Supplied information
###

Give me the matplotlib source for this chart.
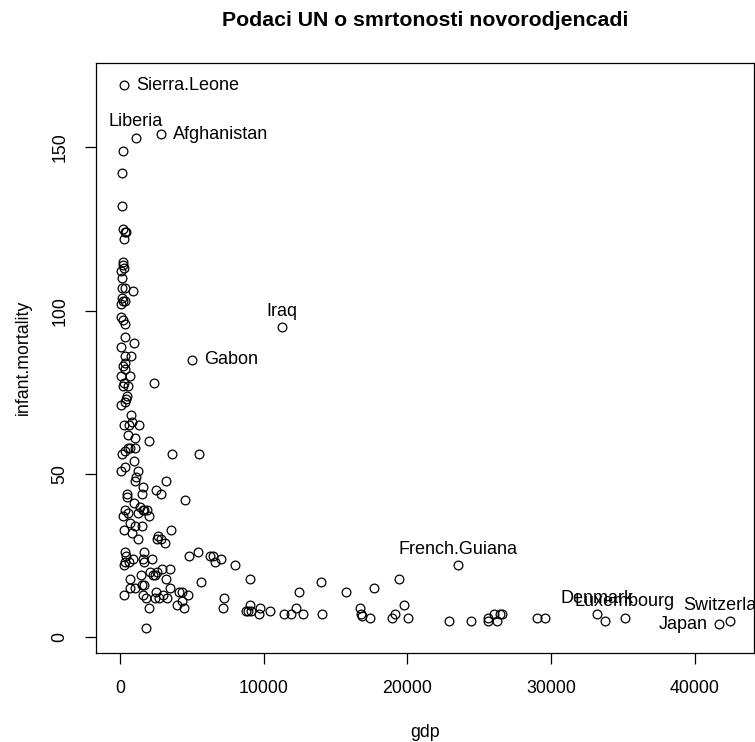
import matplotlib
matplotlib.use("Agg")
import matplotlib.pyplot as plt

plt.rcParams['font.family'] = ['Liberation Sans', 'DejaVu Sans']

# labelled countries
label_names = ["Sierra.Leone", "Liberia", "Afghanistan", "Iraq", "Gabon",
               "French.Guiana", "Denmark", "Luxembourg", "Japan", "Switzerland"]
label_gdp = [280, 1110, 2848, 11280, 5010, 23540, 33200, 35120, 41710, 42430]
label_im = [169, 153, 154, 95, 85, 22, 7, 6, 4, 5]
label_side = ["right", "top", "right", "top", "right", "top", "top", "top", "left", "top"]

# the rest of the countries
gdp = [190, 140, 120, 230, 420, 350, 300, 190, 230, 280, 90, 140, 140, 370, 900,
       160, 370, 230, 70, 50, 190, 370, 370, 1000, 90, 330, 750, 370, 230, 370,
       90, 720, 280, 2390, 190, 560, 510, 420, 370, 50, 770, 860, 280, 1340, 610,
       560, 1040, 2040, 120, 350, 580, 700, 1050, 3620, 5480, 975, 370, 50, 1270,
       1090, 1020, 3220, 1580, 470, 470, 1550, 2490, 2830, 4510, 975, 1390, 1580,
       1860, 1690, 350, 580, 230, 1270, 2040, 700, 1040, 1550, 300, 860, 3550,
       1230, 2630, 2830, 3130, 2580, 370, 420, 1670, 4830, 5430, 6270, 6500, 7010,
       6600, 930, 1620, 2210, 350, 280, 650, 1690, 8030, 2920, 3500, 2090, 2440,
       2320, 2600, 1480, 3220, 9070, 700, 5620, 1670, 1530, 700, 1020, 3480, 280,
       1580, 1810, 2510, 2460, 2740, 3020, 3290, 4110, 4340, 4760, 3990, 4340,
       4480, 2000, 7260, 7170, 9030, 8750, 8940, 9120, 9660, 9750, 10430, 11420,
       11890, 12240, 12490, 12720, 1810, 14000, 14090, 15760, 16670, 16740, 16850,
       17410, 17710, 18940, 19150, 19450, 19760, 20060, 22910, 24440, 25580, 25630,
       26000, 26250, 26460, 26600, 29020, 29600, 33750]
infant_mortality = [149, 142, 132, 125, 124, 124, 122, 115, 114, 113, 112, 110, 107,
                    107, 106, 104, 103, 103, 102, 98, 97, 96, 92, 90, 89, 86, 86,
                    84, 83, 82, 80, 80, 78, 78, 77, 77, 74, 73, 72, 71, 68, 66, 65,
                    65, 65, 62, 61, 60, 56, 57, 58, 58, 58, 56, 56, 54, 52, 51, 51,
                    49, 48, 48, 46, 44, 43, 44, 45, 44, 42, 41, 40, 39, 39, 39, 39,
                    38, 37, 38, 37, 35, 34, 34, 33, 32, 33, 30, 31, 30, 29, 30, 26,
                    25, 26, 25, 26, 25, 25, 24, 23, 24, 24, 24, 23, 22, 23, 23, 22,
                    21, 21, 20, 19, 19, 20, 19, 18, 18, 18, 17, 16, 16, 15, 15, 15,
                    13, 13, 12, 14, 12, 12, 13, 12, 14, 14, 13, 10, 11, 9, 9, 12, 9,
                    10, 8, 8, 8, 7, 9, 8, 7, 7, 9, 14, 7, 3, 17, 7, 14, 9, 7, 6.5, 6,
                    15, 6, 7, 18, 10, 6, 5, 5, 6, 5, 7, 5, 7, 7, 6, 6, 5]

fig = plt.figure(figsize=(7.55, 7.42), dpi=100)
ax = fig.add_axes([96 / 755, 1 - 652.5 / 742, (754.3 - 96) / 755, (652.5 - 62.7) / 742])

ax.plot(gdp + label_gdp, infant_mortality + label_im, linestyle='none', marker='o',
        ms=6.3, mfc='none', mec='black', mew=0.9)

offsets = {"right": ((8.5, 0), "left", "center"),
           "top": ((0, 11.5), "center", "center"),
           "left": ((-8.5, 0), "right", "center")}
for name, x, y, side in zip(label_names, label_gdp, label_im, label_side):
    off, ha, va = offsets[side]
    ax.annotate(name, (x, y), xytext=off, textcoords='offset points',
                ha=ha, va=va, fontsize=13)

ax.set_xlim(-1670, 44146)
ax.set_ylim(-4.65, 175.9)
ax.set_xticks([0, 10000, 20000, 30000, 40000])
ax.set_yticks([0, 50, 100, 150])
ax.tick_params(direction='out', length=8, width=0.9, labelsize=12.8, pad=12)
for lab in ax.get_yticklabels():
    lab.set_rotation(90)
    lab.set_va('center')
for s in ax.spines.values():
    s.set_linewidth(0.9)

ax.set_xlabel("gdp", fontsize=12.8, labelpad=19)
ax.set_ylabel("infant.mortality", fontsize=12.8, labelpad=14)
fig.text((96 + 754.3) / 2 / 755, 1 - 20 / 742, "Podaci UN o smrtonosti novorodjencadi",
         ha='center', va='center', fontsize=15.3, fontweight='bold')

fig.savefig("out.png", dpi=100)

###

Begin at the first line of the data above and repeat each line exactly, stopping after the line containing "plt.rcParams['font.family'] = ['Liberation". Omit the pictures.

Completed task
Give me the matplotlib source for this chart.
import matplotlib
matplotlib.use("Agg")
import matplotlib.pyplot as plt

plt.rcParams['font.family'] = ['Liberation Sans', 'DejaVu Sans']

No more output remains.